**WHAT TO WORK ON:**
Write out the material exactly, leaving every picture behind.

===============

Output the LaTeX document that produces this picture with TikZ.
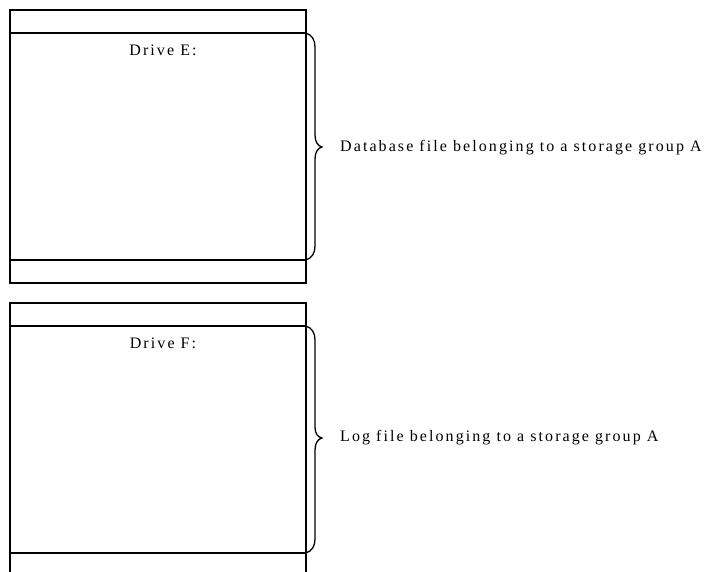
\documentclass[tikz,border=0pt]{standalone}
\usepackage{fontspec}
\setmainfont{Liberation Serif}
\begin{document}
\begin{tikzpicture}[x=1pt,y=-1pt,
  box/.style={draw=black,line width=1.4pt},
  br/.style={draw=black,line width=1.3pt},
  lbl/.style={anchor=west,inner sep=0pt,font=\fontsize{16}{18}\selectfont\addfontfeature{LetterSpace=13}},
  ttl/.style={inner sep=0pt,font=\fontsize{16}{18}\selectfont\addfontfeature{LetterSpace=13}}]
\useasboundingbox (0,0) rectangle (711,572);
\begin{scope}
\clip (0,0) rectangle (711,572);
% drive E
\draw[box] (10,10) rectangle (306,283);
\draw[box] (10,33) -- (306,33);
\draw[box] (10,260) -- (306,260);
% drive F
\draw[box] (10,303) rectangle (306,590);
\draw[box] (10,326) -- (306,326);
\draw[box] (10,553) -- (306,553);
\end{scope}
\node[ttl] (e) at (163,50) {Drive E:};
\node[ttl] (f) at (163,343) {Drive F:};
% braces
\draw[br] (306,33) .. controls (312,35) and (315,40) .. (315,47) -- (315,135)
  .. controls (315,142) and (318,146) .. (322,147)
  .. controls (318,148) and (315,152) .. (315,159) -- (315,246)
  .. controls (315,253) and (312,258) .. (306,260);
\draw[br] (306,326) .. controls (312,328) and (315,333) .. (315,340) -- (315,427)
  .. controls (315,434) and (318,437) .. (322,438)
  .. controls (318,439) and (315,443) .. (315,450) -- (315,539)
  .. controls (315,546) and (312,551) .. (306,553);
\node[lbl] (a) at (340,148) {Database file belonging to a storage group A};
\node[lbl] (b) at (340,438) {Log file belonging to a storage group A};
\end{tikzpicture}
\end{document}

===============

**FULL OUTPUT:**
Output the LaTeX document that produces this picture with TikZ.
\documentclass[tikz,border=0pt]{standalone}
\usepackage{fontspec}
\setmainfont{Liberation Serif}
\begin{document}
\begin{tikzpicture}[x=1pt,y=-1pt,
  box/.style={draw=black,line width=1.4pt},
  br/.style={draw=black,line width=1.3pt},
  lbl/.style={anchor=west,inner sep=0pt,font=\fontsize{16}{18}\selectfont\addfontfeature{LetterSpace=13}},
  ttl/.style={inner sep=0pt,font=\fontsize{16}{18}\selectfont\addfontfeature{LetterSpace=13}}]
\useasboundingbox (0,0) rectangle (711,572);
\begin{scope}
\clip (0,0) rectangle (711,572);
% drive E
\draw[box] (10,10) rectangle (306,283);
\draw[box] (10,33) -- (306,33);
\draw[box] (10,260) -- (306,260);
% drive F
\draw[box] (10,303) rectangle (306,590);
\draw[box] (10,326) -- (306,326);
\draw[box] (10,553) -- (306,553);
\end{scope}
\node[ttl] (e) at (163,50) {Drive E:};
\node[ttl] (f) at (163,343) {Drive F:};
% braces
\draw[br] (306,33) .. controls (312,35) and (315,40) .. (315,47) -- (315,135)
  .. controls (315,142) and (318,146) .. (322,147)
  .. controls (318,148) and (315,152) .. (315,159) -- (315,246)
  .. controls (315,253) and (312,258) .. (306,260);
\draw[br] (306,326) .. controls (312,328) and (315,333) .. (315,340) -- (315,427)
  .. controls (315,434) and (318,437) .. (322,438)
  .. controls (318,439) and (315,443) .. (315,450) -- (315,539)
  .. controls (315,546) and (312,551) .. (306,553);
\node[lbl] (a) at (340,148) {Database file belonging to a storage group A};
\node[lbl] (b) at (340,438) {Log file belonging to a storage group A};
\end{tikzpicture}
\end{document}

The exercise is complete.